Prosecutors described Kabuga as a wealthy businessman with close ties to Rwanda’s Hutu political elite who helped finance and arm the Interahamwe militias. At the opening of his trial, prosecution lawyer Rashid Rashid said Kabuga provided money and weapons to the Hutu extremist groups that led the slaughter, and helped establish the Radio Télévision Libre des Mille Collines (RTLM), a broadcaster that incited violence and sometimes broadcast the locations of Tutsis so they could be hunted down.

The genocide was triggered on April 6, 1994, when a plane carrying President Juvénal Habyarimana, an ethnic Hutu, was shot down and crashed in Kigali. Kabuga’s daughter was married to Habyarimana’s son. Hutu extremists blamed Tutsis for the attack, and within hours bands of militias, with the support of the army and police, began systematically killing Tutsis and perceived supporters. An estimated 800,000 people were killed over 100 days.

Kabuga evaded international efforts to capture him for decades, reportedly moving across multiple countries before being arrested near Paris in May 2020.

His trial opened nearly 30 years after the genocide, but was suspended indefinitely in 2023 when a panel of U.N. judges determined he had advanced dementia and was unfit to participate in court proceedings. The ruling left Kabuga in detention even though no trial could proceed, because no country agreed to accept him; he reportedly feared mistreatment if returned to Rwanda.

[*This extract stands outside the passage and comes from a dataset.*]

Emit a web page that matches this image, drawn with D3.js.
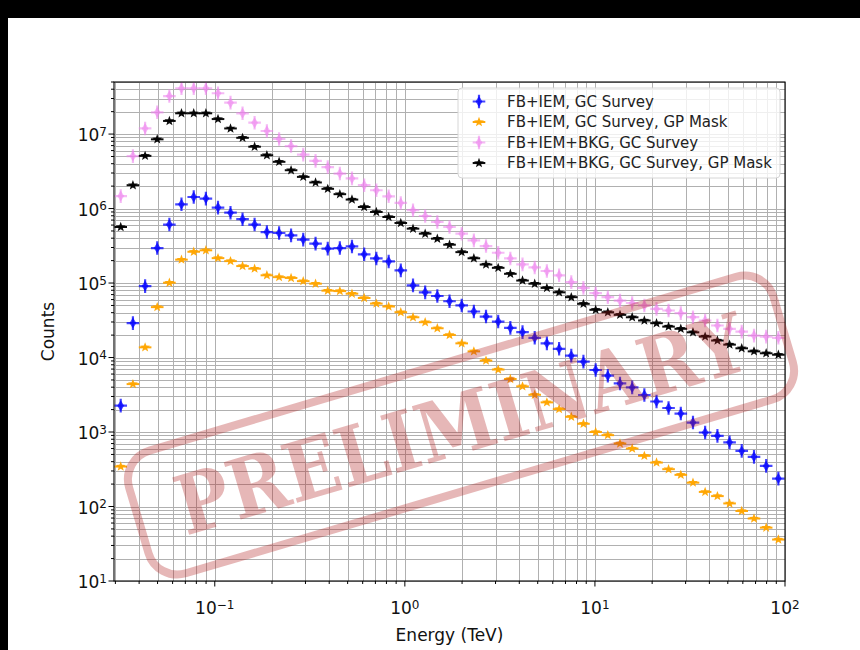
<!DOCTYPE html>
<html>
<head>
<meta charset="utf-8">
<script src="https://cdn.jsdelivr.net/npm/d3@7"></script>
<style>
  html, body { margin: 0; padding: 0; background: #000; }
  svg { display: block; }
</style>
</head>
<body>
<svg id="chart" width="860" height="650"></svg>
<script>
// Bin centres (TeV)
const energy = [0.0320, 0.0371, 0.0430, 0.0498, 0.0577, 0.0668, 0.0775, 0.0898, 0.104, 0.121,
  0.140, 0.162, 0.188, 0.218, 0.252, 0.292, 0.339, 0.393, 0.455, 0.527,
  0.611, 0.708, 0.822, 0.952, 1.104, 1.279, 1.482, 1.718, 1.991, 2.307,
  2.673, 3.098, 3.590, 4.160, 4.822, 5.588, 6.48, 7.51, 8.70, 10.09,
  11.69, 13.55, 15.70, 18.20, 21.09, 24.4, 28.3, 32.8, 38.0, 44.1,
  51.1, 59.2, 68.7, 79.6, 92.3];

// Counts per bin for each configuration
const fbIemGc = [2.26e3, 2.9e4, 9.1e4, 2.95e5, 6.1e5, 1.14e6, 1.43e6, 1.36e6, 1.03e6, 8.8e5,
  7.2e5, 6.1e5, 4.84e5, 4.7e5, 4.37e5, 3.83e5, 3.38e5, 2.9e5, 2.95e5, 3.1e5,
  2.43e5, 2.14e5, 1.95e5, 1.48e5, 9.3e4, 7.5e4, 6.7e4, 5.7e4, 5.0e4, 4.15e4,
  3.55e4, 3.04e4, 2.5e4, 2.19e4, 1.84e4, 1.55e4, 1.31e4, 1.06e4, 8.8e3, 6.8e3,
  5.7e3, 4.49e3, 3.97e3, 3.14e3, 2.57e3, 2.1e3, 1.77e3, 1.34e3, 985, 889,
  727, 558, 464, 351, 237];

const fbIemGcMask = [344, 4.4e3, 1.37e4, 4.75e4, 1.01e5, 2.06e5, 2.63e5, 2.75e5, 2.16e5, 1.97e5,
  1.69e5, 1.56e5, 1.27e5, 1.2e5, 1.17e5, 1.06e5, 9.8e4, 7.9e4, 7.8e4, 7.2e4,
  6.3e4, 5.3e4, 4.84e4, 4.06e4, 3.47e4, 2.98e4, 2.47e4, 2.01e4, 1.55e4, 1.21e4,
  9.1e3, 6.9e3, 5.15e3, 4.1e3, 3.16e3, 2.5e3, 2.03e3, 1.6e3, 1.29e3, 1.0e3,
  908, 700, 600, 479, 389, 317, 266, 209, 157, 138,
  110, 87, 69, 52, 36];

const fbIemBkgGc = [1.47e6, 5.06e6, 1.19e7, 1.96e7, 3.24e7, 4.12e7, 4.12e7, 4.12e7, 3.53e7, 2.64e7,
  1.9e7, 1.42e7, 1.1e7, 8.6e6, 6.9e6, 5.3e6, 4.36e6, 3.6e6, 2.95e6, 2.54e6,
  2.06e6, 1.76e6, 1.46e6, 1.19e6, 9.5e5, 7.95e5, 6.6e5, 5.65e5, 4.6e5, 3.74e5,
  3.14e5, 2.55e5, 2.14e5, 1.78e5, 1.62e5, 1.45e5, 1.27e5, 1.03e5, 8.6e4, 7.3e4,
  6.46e4, 5.8e4, 5.4e4, 5.0e4, 4.5e4, 4.28e4, 3.94e4, 3.48e4, 3.14e4, 2.69e4,
  2.43e4, 2.23e4, 1.97e4, 1.91e4, 1.84e4];

const fbIemBkgGcMask = [5.65e5, 2.06e6, 5.1e6, 8.5e6, 1.5e7, 1.9e7, 1.9e7, 1.9e7, 1.59e7, 1.19e7,
  8.9e6, 6.76e6, 5.2e6, 4.24e6, 3.27e6, 2.66e6, 2.24e6, 1.84e6, 1.56e6, 1.32e6,
  1.05e6, 9.0e5, 7.7e5, 6.4e5, 5.37e5, 4.6e5, 3.94e5, 3.27e5, 2.6e5, 2.15e5,
  1.77e5, 1.6e5, 1.33e5, 1.08e5, 9.8e4, 8.6e4, 7.5e4, 6.46e4, 5.26e4, 4.37e4,
  4.06e4, 3.74e4, 3.47e4, 3.14e4, 2.89e4, 2.6e4, 2.43e4, 2.18e4, 1.91e4, 1.69e4,
  1.49e4, 1.33e4, 1.21e4, 1.14e4, 1.09e4];

const seriesLabels = ["FB+IEM, GC Survey", "FB+IEM, GC Survey, GP Mask",
  "FB+IEM+BKG, GC Survey", "FB+IEM+BKG, GC Survey, GP Mask"];
const xTickExps = [-1, 0, 1, 2];
const yTickExps = [1, 2, 3, 4, 5, 6, 7];
const stampText = "PRELIMINARY";

const svg = d3.select("#chart");
const W = 860, H = 650;
const m = { left: 114, right: 785, top: 82, bottom: 581 };
const font = "'DejaVu Sans', sans-serif";

// figure background
svg.append("rect").attr("width", W).attr("height", H).attr("fill", "#000");
svg.append("rect").attr("x", 8).attr("y", 18).attr("width", W - 8).attr("height", H - 18).attr("fill", "#fff");

const x = d3.scaleLog().domain([0.0295, 100]).range([m.left, m.right]);
const y = d3.scaleLog().domain([10, 5e7]).range([m.bottom, m.top]);

const xMajor = xTickExps.map(e => Math.pow(10, e));
const yMajor = yTickExps.map(e => Math.pow(10, e));
const xMinor = [], yMinor = [];
for (let d = -2; d <= 1; d++) for (let k = 2; k <= 9; k++) {
  const v = k * Math.pow(10, d);
  if (v >= x.domain()[0] && v <= x.domain()[1]) xMinor.push(v);
}
for (let d = 1; d <= 7; d++) for (let k = 2; k <= 9; k++) {
  const v = k * Math.pow(10, d);
  if (v >= y.domain()[0] && v <= y.domain()[1]) yMinor.push(v);
}
if (xMinor.indexOf(0.03) < 0) xMinor.unshift(0.03);

const plot = svg.append("g");
plot.append("defs").append("clipPath").attr("id", "clip")
  .append("rect").attr("x", m.left).attr("y", m.top)
  .attr("width", m.right - m.left).attr("height", m.bottom - m.top);

// grid (major and minor)
const grid = plot.append("g").attr("stroke", "#b0b0b0").attr("stroke-width", 1).attr("fill", "none");
xMajor.concat(xMinor).forEach(v => {
  const px = Math.round(x(v)) + 0.5;
  grid.append("line").attr("x1", px).attr("x2", px).attr("y1", m.top).attr("y2", m.bottom);
});
yMajor.concat(yMinor).forEach(v => {
  const py = Math.round(y(v)) + 0.5;
  grid.append("line").attr("x1", m.left).attr("x2", m.right).attr("y1", py).attr("y2", py);
});

// marker shapes
function diamondCross(g, color, opacity) {
  g.append("path").attr("d", "M0,-5.5L3.4,0L0,5.5L-3.4,0Z").attr("fill", color).attr("opacity", opacity);
  g.append("path").attr("d", "M-6.3,0H6.3M0,-6.8V6.8").attr("stroke", color)
    .attr("stroke-width", 2.2).attr("opacity", opacity);
}
function starPath(ro, ri) {
  const pts = [];
  for (let i = 0; i < 10; i++) {
    const r = i % 2 === 0 ? ro : ri;
    const a = -Math.PI / 2 + i * Math.PI / 5;
    pts.push([r * Math.cos(a), r * Math.sin(a)]);
  }
  return "M" + pts.map(p => p[0].toFixed(2) + "," + p[1].toFixed(2)).join("L") + "Z";
}
function starBar(g, color, opacity) {
  g.append("path").attr("d", "M-6.3,0H6.3").attr("stroke", color).attr("stroke-width", 2)
    .attr("opacity", opacity);
  g.append("path").attr("d", starPath(5.2, 2.2)).attr("fill", color).attr("opacity", opacity);
}

const series = [
  { values: fbIemGc, color: "blue", opacity: 0.72, draw: diamondCross },
  { values: fbIemGcMask, color: "orange", opacity: 0.95, draw: starBar },
  { values: fbIemBkgGc, color: "violet", opacity: 0.55, draw: diamondCross },
  { values: fbIemBkgGcMask, color: "black", opacity: 0.95, draw: starBar }
];

const marks = plot.append("g").attr("clip-path", "url(#clip)");
series.forEach(s => {
  const layer = marks.append("g");
  s.values.forEach((v, i) => {
    const g = layer.append("g").attr("transform", `translate(${x(energy[i])},${y(v)})`);
    s.draw(g, s.color, s.opacity);
  });
});

// axes frame
const axes = svg.append("g").attr("stroke", "#000").attr("fill", "none");
axes.append("rect").attr("x", m.left).attr("y", m.top)
  .attr("width", m.right - m.left).attr("height", m.bottom - m.top).attr("stroke-width", 1.1);

// ticks
const tickG = svg.append("g").attr("stroke", "#000").attr("stroke-width", 1);
xMajor.forEach(v => tickG.append("line").attr("x1", x(v)).attr("x2", x(v)).attr("y1", m.bottom).attr("y2", m.bottom + 5.5));
xMinor.forEach(v => tickG.append("line").attr("x1", x(v)).attr("x2", x(v)).attr("y1", m.bottom).attr("y2", m.bottom + 3));
yMajor.forEach(v => tickG.append("line").attr("x1", m.left).attr("x2", m.left - 5.5).attr("y1", y(v)).attr("y2", y(v)));
yMinor.forEach(v => tickG.append("line").attr("x1", m.left).attr("x2", m.left - 3).attr("y1", y(v)).attr("y2", y(v)));

// tick labels with superscript exponents
function powLabel(sel, exp) {
  sel.append("tspan").text("10");
  sel.append("tspan").attr("dy", "-0.45em").attr("font-size", "12px")
    .text(exp < 0 ? "\u2212" + Math.abs(exp) : String(exp));
}
xTickExps.forEach(e => {
  const t = svg.append("text").attr("x", x(Math.pow(10, e))).attr("y", 614)
    .attr("text-anchor", "middle").attr("font-family", font).attr("font-size", "17px").attr("fill", "#111");
  powLabel(t, e);
});
yTickExps.forEach(e => {
  const t = svg.append("text").attr("x", 107).attr("y", y(Math.pow(10, e)) + 7)
    .attr("text-anchor", "end").attr("font-family", font).attr("font-size", "17px").attr("fill", "#111");
  powLabel(t, e);
});

// axis titles
svg.append("text").attr("x", (m.left + m.right) / 2).attr("y", 641).attr("text-anchor", "middle")
  .attr("font-family", font).attr("font-size", "17px").attr("fill", "#111").text("Energy (TeV)");
svg.append("text").attr("transform", `translate(54,${(m.top + m.bottom) / 2}) rotate(-90)`)
  .attr("text-anchor", "middle").attr("font-family", font).attr("font-size", "17px")
  .attr("fill", "#111").text("Counts");

// legend
const lg = svg.append("g");
lg.append("rect").attr("x", 458).attr("y", 88).attr("width", 322).attr("height", 90).attr("rx", 4)
  .attr("fill", "#fff").attr("fill-opacity", 0.8).attr("stroke", "#d6d6d6").attr("stroke-width", 1);
const rowY = [101.5, 122, 142.5, 163];
series.forEach((s, i) => {
  const g = lg.append("g").attr("transform", `translate(479,${rowY[i]})`);
  s.draw(g, s.color, s.opacity);
  lg.append("text").attr("x", 507).attr("y", rowY[i]).attr("dy", "0.36em")
    .attr("font-family", font).attr("font-size", "15px").attr("fill", "#222").text(seriesLabels[i]);
});

// PRELIMINARY stamp overlay
const stamp = svg.append("g").attr("transform", "translate(461,425) rotate(-16.5)")
  .attr("opacity", 0.32);
stamp.append("rect").attr("x", -336).attr("y", -64).attr("width", 672).attr("height", 128)
  .attr("rx", 30).attr("fill", "none").attr("stroke", "#b22222").attr("stroke-width", 8);
stamp.append("text").attr("x", 0).attr("y", 28).attr("text-anchor", "middle")
  .attr("font-family", "'DejaVu Serif', serif").attr("font-weight", "bold").attr("font-size", "82px")
  .attr("textLength", 590).attr("lengthAdjust", "spacingAndGlyphs")
  .attr("fill", "#b22222").text(stampText);
</script>
</body>
</html>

Genocide survivor Yolande Mukakasana, who lost her entire family, told the Associated Press when the trial opened that the case had come too late for many survivors. “Men and women of Kabuga’s age were found in bed and murdered. Shame (upon) his sympathizers who cite his old age as a reason not to (stand) trial,” she said.

Kabuga’s lawyer, Emmanuel Altit, criticized the continued detention, saying in a statement: “A man whom international judges had themselves recognised as unfit to stand trial died in prison, although his continued deprivation of liberty no longer served any judicial purpose.”

The International Residual Mechanism for Criminal Tribunals, the U.N. body that handles remaining cases from the now-closed Rwandan and Balkan war tribunals, said it would conduct an inquiry into the circumstances of Kabuga’s death while in custody.